> [GIVEN REQUEST]:
Transcribe each line of the material as it is, and drop any picture.

#####

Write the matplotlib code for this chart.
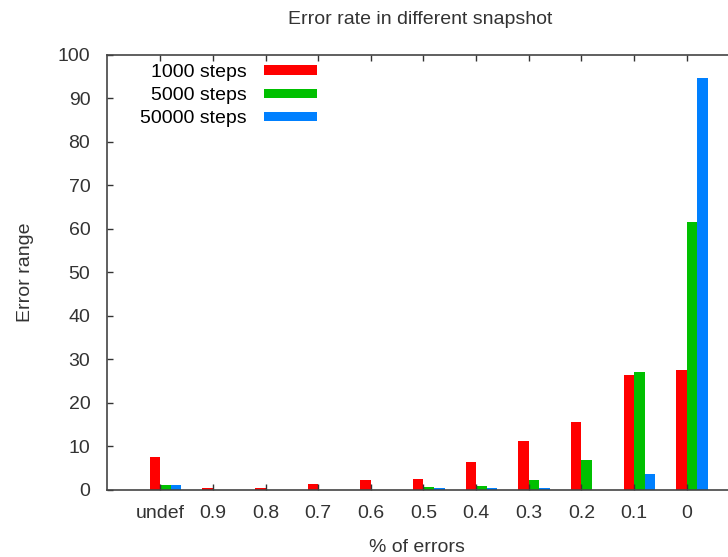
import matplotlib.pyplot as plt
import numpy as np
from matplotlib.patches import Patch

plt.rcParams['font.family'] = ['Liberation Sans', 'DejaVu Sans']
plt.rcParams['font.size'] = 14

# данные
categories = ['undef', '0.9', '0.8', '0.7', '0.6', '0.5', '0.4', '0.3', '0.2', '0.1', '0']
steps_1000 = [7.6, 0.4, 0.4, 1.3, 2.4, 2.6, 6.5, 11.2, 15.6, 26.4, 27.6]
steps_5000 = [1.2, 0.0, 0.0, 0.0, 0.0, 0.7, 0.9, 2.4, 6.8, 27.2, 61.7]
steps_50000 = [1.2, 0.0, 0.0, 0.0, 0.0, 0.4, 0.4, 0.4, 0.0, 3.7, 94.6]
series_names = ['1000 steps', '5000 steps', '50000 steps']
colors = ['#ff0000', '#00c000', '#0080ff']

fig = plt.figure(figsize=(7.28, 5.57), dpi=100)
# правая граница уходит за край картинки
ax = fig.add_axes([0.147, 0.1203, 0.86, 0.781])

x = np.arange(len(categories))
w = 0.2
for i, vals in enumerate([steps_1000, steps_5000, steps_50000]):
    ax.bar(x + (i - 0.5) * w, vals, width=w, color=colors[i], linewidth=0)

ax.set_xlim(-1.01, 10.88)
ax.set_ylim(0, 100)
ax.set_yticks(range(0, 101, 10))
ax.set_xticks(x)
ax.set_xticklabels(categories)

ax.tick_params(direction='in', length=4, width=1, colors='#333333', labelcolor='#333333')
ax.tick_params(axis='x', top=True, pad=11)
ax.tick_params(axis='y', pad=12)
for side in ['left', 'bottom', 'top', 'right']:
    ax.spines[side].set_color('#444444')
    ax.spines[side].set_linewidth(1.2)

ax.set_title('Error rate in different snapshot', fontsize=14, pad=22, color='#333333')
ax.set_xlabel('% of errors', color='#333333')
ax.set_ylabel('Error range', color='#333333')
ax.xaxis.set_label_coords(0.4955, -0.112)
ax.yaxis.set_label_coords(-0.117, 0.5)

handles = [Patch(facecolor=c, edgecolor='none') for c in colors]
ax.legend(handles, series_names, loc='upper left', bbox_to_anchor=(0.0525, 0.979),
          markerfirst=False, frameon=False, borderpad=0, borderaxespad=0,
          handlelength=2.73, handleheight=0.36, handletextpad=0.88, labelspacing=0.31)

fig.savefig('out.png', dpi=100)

#####

> [EXERCISE ANSWER]:
Write the matplotlib code for this chart.
import matplotlib.pyplot as plt
import numpy as np
from matplotlib.patches import Patch

plt.rcParams['font.family'] = ['Liberation Sans', 'DejaVu Sans']
plt.rcParams['font.size'] = 14

# данные
categories = ['undef', '0.9', '0.8', '0.7', '0.6', '0.5', '0.4', '0.3', '0.2', '0.1', '0']
steps_1000 = [7.6, 0.4, 0.4, 1.3, 2.4, 2.6, 6.5, 11.2, 15.6, 26.4, 27.6]
steps_5000 = [1.2, 0.0, 0.0, 0.0, 0.0, 0.7, 0.9, 2.4, 6.8, 27.2, 61.7]
steps_50000 = [1.2, 0.0, 0.0, 0.0, 0.0, 0.4, 0.4, 0.4, 0.0, 3.7, 94.6]
series_names = ['1000 steps', '5000 steps', '50000 steps']
colors = ['#ff0000', '#00c000', '#0080ff']

fig = plt.figure(figsize=(7.28, 5.57), dpi=100)
# правая граница уходит за край картинки
ax = fig.add_axes([0.147, 0.1203, 0.86, 0.781])

x = np.arange(len(categories))
w = 0.2
for i, vals in enumerate([steps_1000, steps_5000, steps_50000]):
    ax.bar(x + (i - 0.5) * w, vals, width=w, color=colors[i], linewidth=0)

ax.set_xlim(-1.01, 10.88)
ax.set_ylim(0, 100)
ax.set_yticks(range(0, 101, 10))
ax.set_xticks(x)
ax.set_xticklabels(categories)

ax.tick_params(direction='in', length=4, width=1, colors='#333333', labelcolor='#333333')
ax.tick_params(axis='x', top=True, pad=11)
ax.tick_params(axis='y', pad=12)
for side in ['left', 'bottom', 'top', 'right']:
    ax.spines[side].set_color('#444444')
    ax.spines[side].set_linewidth(1.2)

ax.set_title('Error rate in different snapshot', fontsize=14, pad=22, color='#333333')
ax.set_xlabel('% of errors', color='#333333')
ax.set_ylabel('Error range', color='#333333')
ax.xaxis.set_label_coords(0.4955, -0.112)
ax.yaxis.set_label_coords(-0.117, 0.5)

handles = [Patch(facecolor=c, edgecolor='none') for c in colors]
ax.legend(handles, series_names, loc='upper left', bbox_to_anchor=(0.0525, 0.979),
          markerfirst=False, frameon=False, borderpad=0, borderaxespad=0,
          handlelength=2.73, handleheight=0.36, handletextpad=0.88, labelspacing=0.31)

fig.savefig('out.png', dpi=100)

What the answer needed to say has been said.